Long story short: there is a certain Postgres database, and there is a need of creating a form like access to it, and I have run out of ideas and/or lack some knowledge as to how to do some things (in case they can be done at all)

There are some fields of a single table that need to be accessed to to read and edit them on demand. The rest of the data is imported into the database following a traditional ETL process, but these pieces of information need to be inserted manually and on demand, and the users will be business people who are incredibly fond of Excel.

Below are some of the options I have considered and the reasons as to why they have been rejected:

  1. Web form: the time needed to develop it is not affordable.
  2. Distribute an Access Application based form with an ODBC connection to DB: every single user would have to install both MS-Access and the psqlODBC driver and they are strongly against this *sigh*
  3. Having a similar form to that based on Access, but developed in Excel: from what I have seen and tried, pulling data from PostgreSQL to Excel is viable although not so trivial (I have had some issues with the casing of most names, as Windows is case insensitive while Postgres is not), but the reverse is not. Maybe there is a VBA solution to do the push? I know some VBA and could manage to get a solution if this is viable. I know how to do this through VBA in Access but the VBA used in Excel has a different set of resources and I don't know them that much.
  4. Having this single table managed by a FDW (Foreign Data Wrapper) and distribute an Excel file linked to it (with a form-like "interface"): from my research I have found that importing/pulling data from a csv file is a common task but I have not found anything on reversing the data flow: editing the "remote" csv file from Excel. If this can be done, truly dynamically linking a csv file to excel so that it can be updated, it could pose as a viable solution

Any suggestion or insight as to how can this be done will be greatly appreciated.

The options number 3 and 4 described above are oficially rejected. My brain must have gone numb or something to even consider Excel pushing data a possibility. It has never been able to do that, it just pulls, visualizes and analyzes data. That's it. That's all there is to Excel.

We have successfully made it clear to the client that what he wants from this project under these conditions is plainly impossible. So they have reconsidered it and the constraints set have changed. I will be doing a web app form, which is the best solution in terms of software needed to run it.
I hope this can be of help to anyone who ever runs into a similar situation. Thanks for the attention to those who cared to read (and write) :)


2 Answers 2


A poor man's solution might be simply installing pgAdminIII, setting up the connection to the database and using it's built in filtering and data view/modification functionality.

I admit this does not give you a very good user experience (about 8 clicks to get to the table you want to view/edit), but it is very easy to set up.
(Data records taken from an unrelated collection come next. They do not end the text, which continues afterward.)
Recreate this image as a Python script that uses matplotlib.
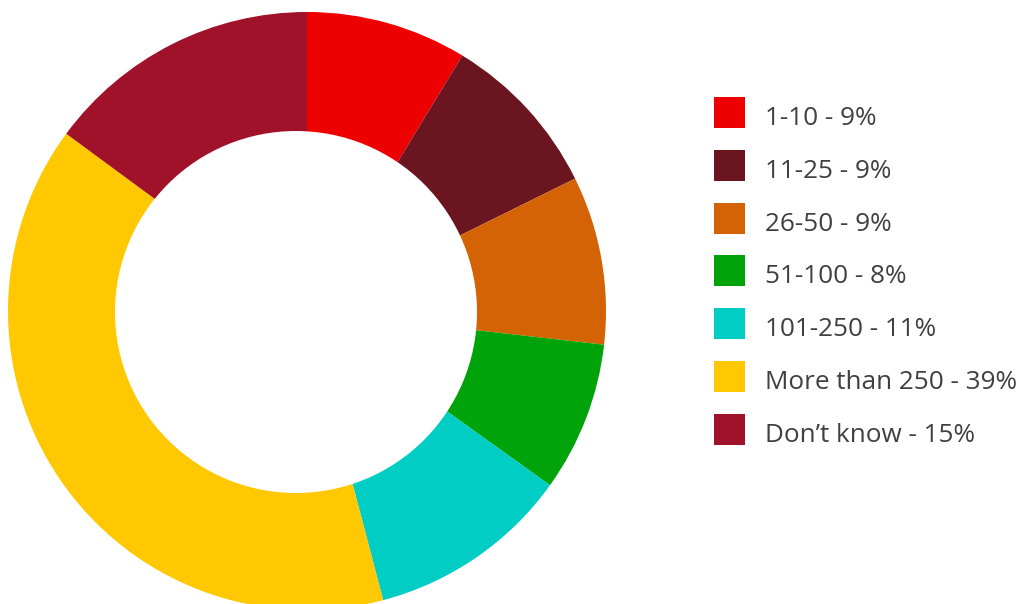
## Donut chart of group sizes with a hand-placed legend on the right.

import matplotlib.pyplot as plt
from matplotlib.patches import Rectangle, Circle

categories = ["1-10", "11-25", "26-50", "51-100", "101-250", "More than 250", "Don\u2019t know"]
shares = [8.7, 9.0, 9.1, 8.1, 11.0, 39.2, 14.9]
colors = ["#ee0000", "#6b1520", "#d46306", "#00a30a", "#00cdc4", "#ffc800", "#a0112a"]

W, H = 1024, 604

fig = plt.figure(figsize=(W / 100, H / 100), dpi=100)
ax = fig.add_axes([0, 0, 1, 1])
ax.set_aspect("equal")
ax.axis("off")

# pie in pixel coordinates, hole punched afterwards (it sits a bit left of centre)
ax.pie(shares, colors=colors, startangle=90, counterclock=False,
       radius=299, center=(307, H - 311),
       wedgeprops=dict(linewidth=0))
ax.add_patch(Circle((296, H - 312), 181, facecolor="white", edgecolor="none", zorder=5))
ax.set_xlim(0, W)
ax.set_ylim(0, H)

# legend
y0 = 112.5
step = 52.8
for i, (cat, val, col) in enumerate(zip(categories, shares, colors)):
    yc = y0 + i * step
    ax.add_patch(Rectangle((714, H - yc - 15.5), 31, 31, facecolor=col, edgecolor="none"))
    ax.text(765, H - (yc + 12.5), f"{cat} - {round(val)}%", va="baseline", ha="left",
            fontsize=18.8, family="Open Sans", color="#404040")

fig.savefig("out.png", dpi=100)
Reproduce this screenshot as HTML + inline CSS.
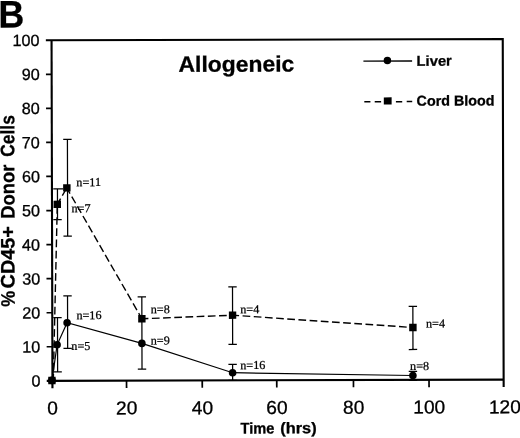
<!DOCTYPE html>
<html><head><meta charset="utf-8"><title>B</title>
<style>
html,body{margin:0;padding:0;background:#fff;}
body{width:520px;height:438px;overflow:hidden;}
svg{display:block;}
text{fill:#000;}
.s{font-family:"Liberation Sans",Arial,Helvetica,sans-serif;stroke:#000;stroke-width:0.3px;}
.t{font-family:"Liberation Serif","Times New Roman",serif;font-size:12.2px;stroke:#000;stroke-width:0.25px;}
</style></head><body>
<svg width="520" height="438" viewBox="0 0 520 438">
<rect width="520" height="438" fill="#fff"/>
<g transform="rotate(-0.15 260 210)">

<g stroke="#000" stroke-width="2.1" fill="none" stroke-linecap="butt">
<path d="M46.3 39.7H503.2V387.6"/>
<path d="M52.0 39.7V387.6"/>
<path d="M46.3 380.3H503.2"/>
</g>
<g stroke="#000" stroke-width="1.7" fill="none">
<path d="M46.3 346.2H52.0"/>
<path d="M46.3 312.2H52.0"/>
<path d="M46.3 278.1H52.0"/>
<path d="M46.3 244.1H52.0"/>
<path d="M46.3 210.0H52.0"/>
<path d="M46.3 175.9H52.0"/>
<path d="M46.3 141.9H52.0"/>
<path d="M46.3 107.8H52.0"/>
<path d="M46.3 73.8H52.0"/>
<path d="M126.1 380.3V387.6"/>
<path d="M201.8 380.3V387.6"/>
<path d="M276.3 380.3V387.6"/>
<path d="M353.0 380.3V387.6"/>
<path d="M428.6 380.3V387.6"/>
</g>
<g class="s" font-size="16.2" text-anchor="end">
<text x="40.0" y="386.0">0</text>
<text x="40.0" y="351.9">10</text>
<text x="40.0" y="317.9">20</text>
<text x="40.0" y="283.8">30</text>
<text x="40.0" y="249.8">40</text>
<text x="40.0" y="215.7">50</text>
<text x="40.0" y="181.6">60</text>
<text x="40.0" y="147.6">70</text>
<text x="40.0" y="113.5">80</text>
<text x="40.0" y="79.5">90</text>
<text x="40.0" y="45.4">100</text>
</g>
<g class="s" font-size="18.8" text-anchor="middle">
<text transform="translate(52.1 414.0) scale(1.02 1)">0</text>
<text transform="translate(126.2 414.0) scale(1.02 1)">20</text>
<text transform="translate(201.9 414.0) scale(1.02 1)">40</text>
<text transform="translate(276.4 414.0) scale(1.02 1)">60</text>
<text transform="translate(353.1 414.0) scale(1.02 1)">80</text>
<text transform="translate(428.7 414.0) scale(1.02 1)">100</text>
<text transform="translate(504.4 414.0) scale(1.02 1)">120</text>
</g>
<g stroke="#000" stroke-width="1.25" fill="none">
<path d="M53.3 188.3h10.0M57.5 188.3V219.2M53.3 219.2h8.4"/>
<path d="M63.4 138.9h8.4M67.6 138.9V235.6M63.4 235.6h8.4"/>
<path d="M137.4 296.5h8.4M141.6 296.5V368.9M137.4 368.9h8.4"/>
<path d="M228.1 286.9h8.4M232.3 286.9V344.4M228.1 344.4h8.4"/>
<path d="M408.4 306.8h8.4M412.6 306.8V349.9M408.4 349.9h8.4"/>
<path d="M53.0 317.2h8.4M57.2 317.2V371.4M53.0 371.4h8.4"/>
<path d="M63.1 295.3h8.4M67.3 295.3V347.8M63.1 347.8h8.4"/>
<path d="M228.0 364.4h8.4M232.2 364.4V380.2M228.0 380.2h8.4"/>
<path d="M408.3 371.8h8.4M412.5 371.8V380.7M408.3 380.7h8.4"/>
</g>
<polyline fill="none" stroke="#000" stroke-width="1.2" points="51.55,379.85 56.75,344.27 66.81,322.19 141.55,343.09 232.17,372.63 412.47,375.9"/>
<g fill="none" stroke="#000" stroke-width="1.4" stroke-dasharray="7.7 3.5" stroke-dashoffset="1.2">
<path d="M52.85 379.86L57.32 203.77"/>
<path d="M57.32 203.77L66.86 187.39"/>
<path d="M66.86 187.39L141.62 318.49"/>
<path d="M141.62 318.49L232.32 315.13"/>
<path d="M232.32 315.13L412.59 327.9"/>
</g>
<circle cx="51.55" cy="379.85" r="3.8" fill="#000"/>
<circle cx="56.75" cy="344.27" r="3.8" fill="#000"/>
<circle cx="66.81" cy="322.19" r="3.8" fill="#000"/>
<circle cx="141.55" cy="343.09" r="3.8" fill="#000"/>
<circle cx="232.17" cy="372.63" r="3.8" fill="#000"/>
<circle cx="412.47" cy="375.9" r="3.8" fill="#000"/>
<rect x="47.8" y="376.2" width="7.4" height="7.4" fill="#000"/>
<rect x="53.6" y="200.1" width="7.4" height="7.4" fill="#000"/>
<rect x="63.2" y="183.7" width="7.4" height="7.4" fill="#000"/>
<rect x="137.9" y="314.8" width="7.4" height="7.4" fill="#000"/>
<rect x="228.6" y="311.4" width="7.4" height="7.4" fill="#000"/>
<rect x="408.9" y="324.2" width="7.4" height="7.4" fill="#000"/>
<g class="t">
<text x="76.4" y="185.7">n=11</text>
<text x="71.5" y="211.7">n=7</text>
<text x="76.1" y="318.7">n=16</text>
<text x="71.0" y="349.5">n=5</text>
<text x="150.5" y="313.0">n=8</text>
<text x="150.4" y="344.2">n=9</text>
<text x="239.9" y="313.2">n=4</text>
<text x="239.8" y="369.1">n=16</text>
<text x="425.7" y="327.9">n=4</text>
<text x="409.7" y="370.4">n=8</text>
</g>
<path d="M363.8 61.4H412.5" stroke="#000" stroke-width="1.3"/>
<circle cx="387.8" cy="60.9" r="3.75" fill="#000"/>
<path d="M364.6 102H370.7M375 102H381.4M396.2 102H402.5M407 102H412.5" stroke="#000" stroke-width="1.5"/>
<rect x="384.1" y="97.7" width="7.8" height="7.2" fill="#000"/>
<text class="s" font-weight="bold" font-size="14.3" transform="translate(417.0 66.1) scale(1.03 1)">Liver</text>
<text class="s" font-weight="bold" font-size="14.3" x="416.9" y="106.1">Cord Blood</text>
<text class="s" font-weight="bold" font-size="22.2" transform="translate(178.9 71.6) scale(1.032 1)">Allogeneic</text>
<text class="s" font-weight="bold" font-size="15.4" transform="translate(240.0 433.4) scale(0.95 1)">Time</text>
<text class="s" font-weight="bold" font-size="15.4" transform="translate(279.6 433.4) scale(1.065 1)">(hrs)</text>
<text class="s" font-weight="bold" font-size="19.5" transform="translate(14.4 306.0) rotate(-90) scale(0.920 1)">%</text>
<text class="s" font-weight="bold" font-size="19.5" transform="translate(14.4 287.8) rotate(-90) scale(1.018 1)">CD45+</text>
<text class="s" font-weight="bold" font-size="19.5" transform="translate(14.4 218.1) rotate(-90) scale(0.943 1)">Donor</text>
<text class="s" font-weight="bold" font-size="19.5" transform="translate(14.4 156.2) rotate(-90) scale(0.896 1)">Cells</text>
<text class="s" font-weight="bold" font-size="38.4" transform="translate(-1.0 26.8) scale(0.93 1)">B</text>
</g></svg></body></html>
One important thing: you may want to restrict access to the tables that are really editable by your users. A good approach might be:

CREATE ROLE limited_editor;

GRANT USAGE ON SCHEMA your_schema TO limited_editor;
GRANT SELECT, INSERT, UPDATE ON your_table1, your_table2, ... TO limited_editor;

GRANT limited_editor TO alice, bob, ...;

When doing this, revoking access from public might have some unwanted effects on other users' privileges. Fix them accordingly (for example, by setting up a more powerful editor role, that can be granted to other users).

  • What about pgAdmin4? Any advantages over version 3, regarding this problem? Commented Jan 29, 2018 at 9:08

Instead of installing Access, let Excel link to the pg table via ODBC.

(Instead of installing ODBC on all machines, install it on just one machine, do all the donfig until you get a succesful connexion, reboot, and then export all the registry data that corresponds to the pg odbc - from that one machine - into a .reg file. Then import the .reg into the registries on the target machines. Faster. ) Then ... Set up an Excel template file (.xltx) (on a user-accesible folder on a server) to link via ODBC to the pg table. This Excel template file can contain an XL table (or a Pivot Table) that will automatically read the pg data.

Optionally, Excel can be configured to re-read tha data every time someone opens the file.

Users can then filter and reorganise the data to suit themselves, and save an ordinary xlsx file locally. This local xlsx file will also contain the link to the pg table and can autoupdate itself.

If new requirements appear that are too complicated for users to build themselves, you could set up another version of the table (or the PT) in a new worksheet in the same file just by copying the worksheet, then modify and save.

  • 1
    I think the OP wants to push data to postgres, not just pull. Commented Jan 29, 2018 at 9:10
  • You don't need to copy nothing from the registry.